At the International Solid State Circuits Conference in San Francisco this week, LeCun reflected on why this simple technique has thrived, and why its influence will only grow, in his view.
"A lot of the signals that systems will have to deal with are natural signals that come from array sensors," said LeCun in an interview with ZDNet following his keynote talk on Monday.
"Anything coming from a camera, including panoramic cameras and etc. Audio, either in the form of raw audio or in the form of time-frequency representations." Videos also need to be processed via convolutions, LeCun said, including especially 3-D imaging from depth sensors such as LIDAR.
Indeed, many of the demonstrations of different chips at the show this week featured the familiar "segmentation map," an image on the computer screen of things seen through a camera, whether a car's view of the road or a view of people in the room. Each object is highlight by a colored outline with a label indicating the type of thing it is — a person, a dog, a street lamp, etc. Convolutions are the zeitgeist of the current age, the clearest expression of AI's ability to in some sense understand the world around it.
"So, for all of this, most of your cycles are going to be spent processing the low-level signal" said LeCun, meaning the cycles of compute will be spent picking out what each pixel of the billions of pixels in an image or video are displaying. "And what else but convolutions are you going to use? Right now, there's no alternative. So, most of the cycles are going to be spent doing convolutions, there's no question."
At the conference, there were plenty of chip innovations devoted to better processing of convolutions. For instance, researchers at the University of Michigan showed off a design for automotive applications that can displace some of the functions of LIDAR by instead analyzing many frames of video from a car's on-board camera. The researchers said they had made a breakthrough in how to develop a chip dedicated to CNNs that will run the network model at high speed while consuming less power.
There are some serious technical challenges as CNNs spread to applications beyond image recognition, said LeCun. In the case of 3-D imaging, with depth sensors such as LIDAR, where data comes in the form of "point clouds," noted LeCun, "most of the 3-D domains that your neural network will have to process will be empty — it's very sparse in terms of activations."
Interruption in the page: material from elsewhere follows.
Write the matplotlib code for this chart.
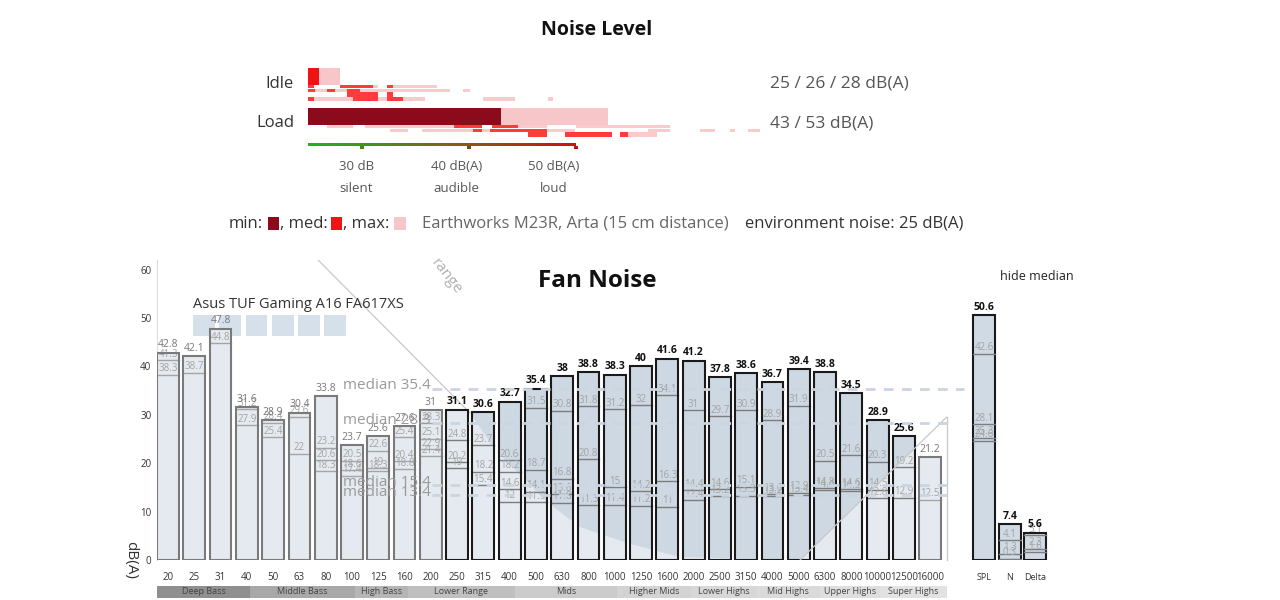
import matplotlib
matplotlib.use('Agg')
import matplotlib.pyplot as plt
from matplotlib.patches import Rectangle, Polygon
from matplotlib.colors import LinearSegmentedColormap
import numpy as np

plt.rcParams['font.family'] = ['Open Sans', 'DejaVu Sans']

# ---------------- data ----------------
freq_labels = ['20', '25', '31', '40', '50', '63', '80', '100', '125', '160', '200', '250', '315', '400',
               '500', '630', '800', '1000', '1250', '1600', '2000', '2500', '3150', '4000', '5000', '6300',
               '8000', '10000', '12500', '16000']
fan_values = [42.8, 42.1, 47.8, 31.6, 28.9, 30.4, 33.8, 23.7, 25.6, 27.6, 31, 31.1, 30.6, 32.7, 35.4, 38,
              38.8, 38.3, 40, 41.6, 41.2, 37.8, 38.6, 36.7, 39.4, 38.8, 34.5, 28.9, 25.6, 21.2]
fan_inner = [[41.3, 38.3], [38.7], [44.8], [31.2, 27.9], [28.4, 25.4], [29.6, 22], [23.2, 20.6, 18.3],
             [20.5, 18.6, 17.4], [22.6, 19, 18.3], [25.4, 20.4, 18.8], [28.3, 25.1, 22.9, 21.4],
             [24.8, 20.2, 19], [23.7, 18.2, 15.4], [20.6, 18.2, 14.6, 12], [31.5, 18.7, 14.1, 11.9],
             [30.8, 16.8, 13.6, 11.8], [31.8, 20.8, 11.3], [31.2, 15, 11.4], [32, 14.2, 11.2],
             [34.1, 16.3, 11], [31, 14.4, 12.4], [29.7, 14.6, 13.2], [30.9, 15.1, 13.3],
             [28.9, 13.6, 13.2], [31.9, 13.9, 13.4], [20.5, 14.8, 14.4], [21.6, 14.6, 14.2],
             [20.3, 14.5, 12.8], [19.2, 12.9], [12.5]]
fan_highlight = [0] * 11 + [1] * 18 + [0]
medians = [35.4, 28.3, 15.4, 13.4]
range_x = [5.71, 11.49, 12.44, 13.47, 14.46, 15.68, 17.47, 19.48, 24.05, 29.64]
range_y = [62, 30.4, 22.8, 17.2, 11.8, 6.8, 3.5, 0.6, 0, 29.6]

band_names = ['Deep Bass', 'Middle Bass', 'High Bass', 'Lower Range', 'Mids', 'Higher Mids',
              'Lower Highs', 'Mid Highs', 'Upper Highs', 'Super Highs']
band_edges = [-0.42, 3.12, 7.1, 9.13, 13.2, 17.1, 19.9, 22.4, 24.8, 27.1, 29.64]

summary_labels = ['SPL', 'N', 'Delta']
summary_values = [50.6, 7.4, 5.6]
summary_inner = [[42.6, 28.1, 25.3, 24.6], [4.1, 1.3, 0.3], [5.1, 2.3, 1.6]]

env_noise = 25
idle_values = [25, 26, 28]   # min, med, max
load_values = [43, 53]       # min, max
idle_text = '25 / 26 / 28 dB(A)'
load_text = '43 / 53 dB(A)'
# strips of comparable devices: (start dB, end dB, kind)
idle_strips = [
    [(28.0, 31.5, 'p'), (28.0, 31.1, 'r'), (32.4, 32.9, 'r'), (32.9, 37.1, 'p'), (25, 25.6, 'r')],
    [(25.65, 38.3, 'p'), (25, 25.65, 'r'), (26.8, 27.5, 'r'), (28.6, 29.9, 'r'), (39.5, 40.1, 'p')],
    [(28.6, 31.5, 'r'), (32.4, 32.9, 'r')],
    [(25, 35.9, 'p'), (25, 25.6, 'r'), (29.2, 31.5, 'r'), (32.4, 33.9, 'r'), (41.4, 44.3, 'p'),
     (47.4, 47.9, 'p')],
]
load_strips = [
    [(26.8, 29.2, 'p'), (30.3, 35.3, 'p'), (35.3, 38.6, 'p'), (38.6, 41.3, 'r'), (42.2, 44.6, 'r'),
     (44.6, 47.3, 'p'), (50.0, 52.8, 'p'), (52.8, 58.8, 'p')],
    [(32.7, 34.3, 'p'), (35.7, 42.0, 'p'), (40.4, 41.3, 'r'), (42.0, 47.3, 'r'), (47.3, 50.0, 'p'),
     (56.8, 58.8, 'p'), (61.6, 63.0, 'p'), (64.4, 64.9, 'p'), (66.1, 67.2, 'p')],
    [(45.6, 47.3, 'r'), (49.0, 53.4, 'r'), (54.2, 54.9, 'r'), (54.9, 57.6, 'p')],
]
scale_ticks = [30, 40, 50]
scale_labels = ['30 dB', '40 dB(A)', '50 dB(A)']
scale_words = ['silent', 'audible', 'loud']
scale_label_pos = [29.5, 38.9, 48.0]

# ---------------- figure ----------------
W, H = 1280, 600
fig = plt.figure(figsize=(W / 100, H / 100), dpi=100)


def px_axes(l, t, r, b):
    return fig.add_axes([l / W, 1 - b / H, (r - l) / W, (b - t) / H])


C_MIN, C_MED, C_MAX = '#8b0b1d', '#ee1414', '#f6c6c9'
C_STRIP = {'p': '#fbcaca', 'r': '#ff3b3b'}

# ---------- Noise level block ----------
fig.text(597 / W, 1 - 30 / H, 'Noise Level', ha='center', va='center', fontsize=14,
         fontweight='bold', color='#111')
nax = px_axes(300, 55, 920, 200)
nax.set_xlim(25 - 8 / 10.7, 25 + 612 / 10.7)
nax.set_ylim(200, 55)
nax.axis('off')

# idle
nax.barh(76.5, idle_values[2] - env_noise, left=env_noise, height=17, color=C_MAX, lw=0)
nax.barh(76.5, idle_values[1] - env_noise, left=env_noise, height=17, color=C_MED, lw=0)
nax.barh(76.5, idle_values[0] - env_noise, left=env_noise, height=17, color=C_MIN, lw=0)
# load
nax.barh(116.5, load_values[1] - env_noise, left=env_noise, height=17, color=C_MAX, lw=0)
nax.barh(116.5, load_values[0] - env_noise, left=env_noise, height=17, color=C_MIN, lw=0)

idle_rows = [(87, 3), (90.5, 3), (94.5, 5), (99.5, 4)]
for (yc, h), row in zip(idle_rows, idle_strips):
    for s, e, k in row:
        nax.barh(yc, e - s, left=s, height=h, color=C_STRIP[k], lw=0)
load_rows = [(127, 3), (130.5, 3), (134.5, 5)]
for (yc, h), row in zip(load_rows, load_strips):
    for s, e, k in row:
        nax.barh(yc, e - s, left=s, height=h, color=C_STRIP[k], lw=0)

cmap = LinearSegmentedColormap.from_list('gr', ['#1fb31f', '#7a6a0a', '#d01010'])
nax.imshow(np.linspace(0, 1, 256).reshape(1, -1), cmap=cmap, aspect='auto',
           extent=(env_noise, 50, 146.5, 143.5), zorder=3)
for t, c in zip(scale_ticks, ['#3c8c18', '#7a4a0a', '#c01010']):
    nax.add_patch(Rectangle((t - 0.1, 146), 0.35, 2.8, color=c, lw=0, zorder=3))
for p, l, w in zip(scale_label_pos, scale_labels, scale_words):
    nax.text(p, 166, l, ha='center', va='center', fontsize=9.5, color='#555')
    nax.text(p, 188, w, ha='center', va='center', fontsize=9.5, color='#555')

nax.text(25 + (294 - 308) / 10.7, 84, 'Idle', ha='right', va='center', fontsize=12, color='#333')
nax.text(25 + (294 - 308) / 10.7, 123, 'Load', ha='right', va='center', fontsize=12, color='#333')
nax.text(25 + (770 - 308) / 10.7, 84, idle_text, ha='left', va='center', fontsize=12.5, color='#555')
nax.text(25 + (770 - 308) / 10.7, 124, load_text, ha='left', va='center', fontsize=12.5, color='#555')

# legend line
lax = px_axes(0, 210, W, 240)
lax.set_xlim(0, W)
lax.set_ylim(240, 210)
lax.axis('off')
ly = 224
lax.text(229, ly, 'min:', ha='left', va='center', fontsize=12, color='#333')
lax.add_patch(Rectangle((268, 217), 11, 13, color=C_MIN, lw=0))
lax.text(280, ly, ', med:', ha='left', va='center', fontsize=12, color='#333')
lax.add_patch(Rectangle((331, 217), 11, 13, color=C_MED, lw=0))
lax.text(343, ly, ', max:', ha='left', va='center', fontsize=12, color='#333')
lax.add_patch(Rectangle((394, 217), 12, 13, color=C_MAX, lw=0))
lax.text(422, ly, 'Earthworks M23R, Arta (15 cm distance)', ha='left', va='center', fontsize=12,
         color='#666')
lax.text(745, ly, 'environment noise: 25 dB(A)', ha='left', va='center', fontsize=12, color='#333')

# ---------- Fan noise chart ----------
fig.text(597 / W, 1 - 281 / H, 'Fan Noise', ha='center', va='center', fontsize=17.5,
         fontweight='bold', color='#111')
ax = px_axes(157, 260, 947, 560)
x = np.arange(len(freq_labels))
ax.set_xlim(-0.419, 29.64)
ax.set_ylim(0, 62)
for s in ['top', 'right', 'bottom']:
    ax.spines[s].set_visible(False)
ax.spines['left'].set_color('#dcdcdc')
ax.set_yticks([0, 10, 20, 30, 40, 50, 60])
ax.set_yticklabels(['0', '10', '20', '30', '40', '50', '60'], fontsize=7, color='#333')
ax.set_xticks(x)
ax.set_xticklabels(freq_labels, fontsize=7, color='#333')
ax.tick_params(length=0)
ax.tick_params(axis='x', pad=9)
ax.tick_params(axis='y', pad=4)

bw = 0.83
bars = ax.bar(x, fan_values, width=bw, color='#e4eaf0', edgecolor='none', zorder=2)
poly_pts = list(zip(range_x, range_y)) + [(range_x[-1], 62)]
for b in bars:
    pg = Polygon(poly_pts, closed=True, facecolor=(158 / 255, 181 / 255, 200 / 255, 0.32),
                 edgecolor='none', zorder=2.5)
    ax.add_patch(pg)
    pg.set_clip_path(b)

edge_cols = ['#1a1a1a' if h else '#7a7a7a' for h in fan_highlight]
ax.bar(x, fan_values, width=bw, color='none', edgecolor=edge_cols, linewidth=1.5, zorder=4)

for i, vals in enumerate(fan_inner):
    lc = '#7d7d7d' if fan_highlight[i] else '#a5a5a5'
    for v in vals:
        ax.plot([i - bw / 2, i + bw / 2], [v, v], color=lc, lw=1, zorder=3)
        ax.text(i, v + 0.1, f'{v:g}', ha='center', va='bottom', fontsize=7, color='#a3a3a3',
                zorder=3.5)
for i, v in enumerate(fan_values):
    hl = fan_highlight[i]
    ax.text(i, v + 0.5, f'{v:g}', ha='center', va='bottom', fontsize=7.5,
            color='#111' if hl else '#777', fontweight='bold' if hl else 'normal', zorder=5)

# range outline
ax.plot(range_x[:2], range_y[:2], color='#c8c8c8', lw=0.9, zorder=1.5)
ax.plot(range_x[-2:], range_y[-2:], color='#c8c8c8', lw=0.9, zorder=5)
ax.plot([range_x[-1], range_x[-1]], [0, range_y[-1]], color='#c8c8c8', lw=0.9, zorder=5,
        clip_on=False)
ax.text(10.6, 58.5, 'range', rotation=-52, ha='center', va='center', fontsize=11, color='#b0b0b0')

# medians
for k, m in enumerate(medians):
    x_end = 30.3 if k == 0 else range_x[-1]
    ax.plot([10.05, x_end], [m, m], ls=(0, (3.5, 3)), color='#c9d5e0', lw=2, zorder=5,
            clip_on=False)
    ax.text(6.66, m + 0.6, f'median {m:g}', ha='left', va='center', fontsize=11, color='#9a9a9a',
            zorder=6)

# device legend
ax.text(0.95, 52.8, 'Asus TUF Gaming A16 FA617XS', ha='left', va='center', fontsize=10.5,
        color='#333')
for k in range(6):
    ax.add_patch(Rectangle((0.95 + k, 46.3), bw, 4.4, color='#d5e0ea', lw=0, zorder=1))

fig.text(131 / W, 1 - 560 / H, 'dB(A)', rotation=270, ha='center', va='center', fontsize=11,
         color='#333')

# frequency bands
bax = px_axes(157, 586, 947, 598)
bax.set_xlim(-0.419, 29.64)
bax.set_ylim(0, 1)
bax.axis('off')
band_cols = ['#8f8f8f', '#a8a8a8', '#b5b5b5', '#bfbfbf', '#cbcbcb', '#d3d3d3', '#d7d7d7', '#dadada',
             '#dedede', '#e2e2e2']
for k, name in enumerate(band_names):
    l, r = band_edges[k], band_edges[k + 1]
    bax.add_patch(Rectangle((l, 0), r - l, 1, color=band_cols[k], lw=0))
    bax.text((l + r) / 2, 0.5, name, ha='center', va='center', fontsize=6.5, color='#444')

# ---------- summary panel ----------
sax = px_axes(968, 260, 1055, 560)
sx = np.arange(len(summary_labels))
sax.set_xlim(-0.623, 2.763)
sax.set_ylim(0, 62)
for s in sax.spines.values():
    s.set_visible(False)
sax.set_yticks([])
sax.set_xticks(sx)
sax.set_xticklabels(summary_labels, fontsize=6.5, color='#333')
sax.tick_params(length=0, pad=9)
sbw = 0.856
sax.bar(sx, summary_values, width=sbw, color='#cfdae4', edgecolor='#1a1a1a', linewidth=1.5, zorder=2)
for i, vals in enumerate(summary_inner):
    for v in vals:
        sax.plot([i - sbw / 2, i + sbw / 2], [v, v], color='#7d7d7d', lw=1, zorder=3)
        sax.text(i, v + 0.1, f'{v:g}', ha='center', va='bottom', fontsize=7, color='#a3a3a3', zorder=3.5)
for i, v in enumerate(summary_values):
    sax.text(i, v + 0.5, f'{v:g}', ha='center', va='bottom', fontsize=7.5, color='#111',
             fontweight='bold', zorder=5)
fig.text(1000 / W, 1 - 276 / H, 'hide median', ha='left', va='center', fontsize=9, color='#222')

fig.savefig('out.png', dpi=100)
What one doesn't want are convolutions that waste a lot of time working on multiplying zeros of a mostly empty vector or matrix. "So, you would like to know where the data is, and then be smart about how you follow this" said LeCun. He noted there has been work on the matter at Facebook, using "sparse convnets," running on GPUs, "But it might require some more low-level support," in hardware, observed LeCun.
That's where hardware innovators have to get to work, he suggested.
Samsung researchers on Tuesday presented their design for a mobile system-on-a-chip that can "prune" inputs precisely to avoid processing zeros in sparse input samples. LeCun voiced his approval after hearing the talk, tweeting out a few specs of the Samsung work.
"The most frequently uttered word at ISSCC this morning: convolution," tweeted the godfather of CNNs.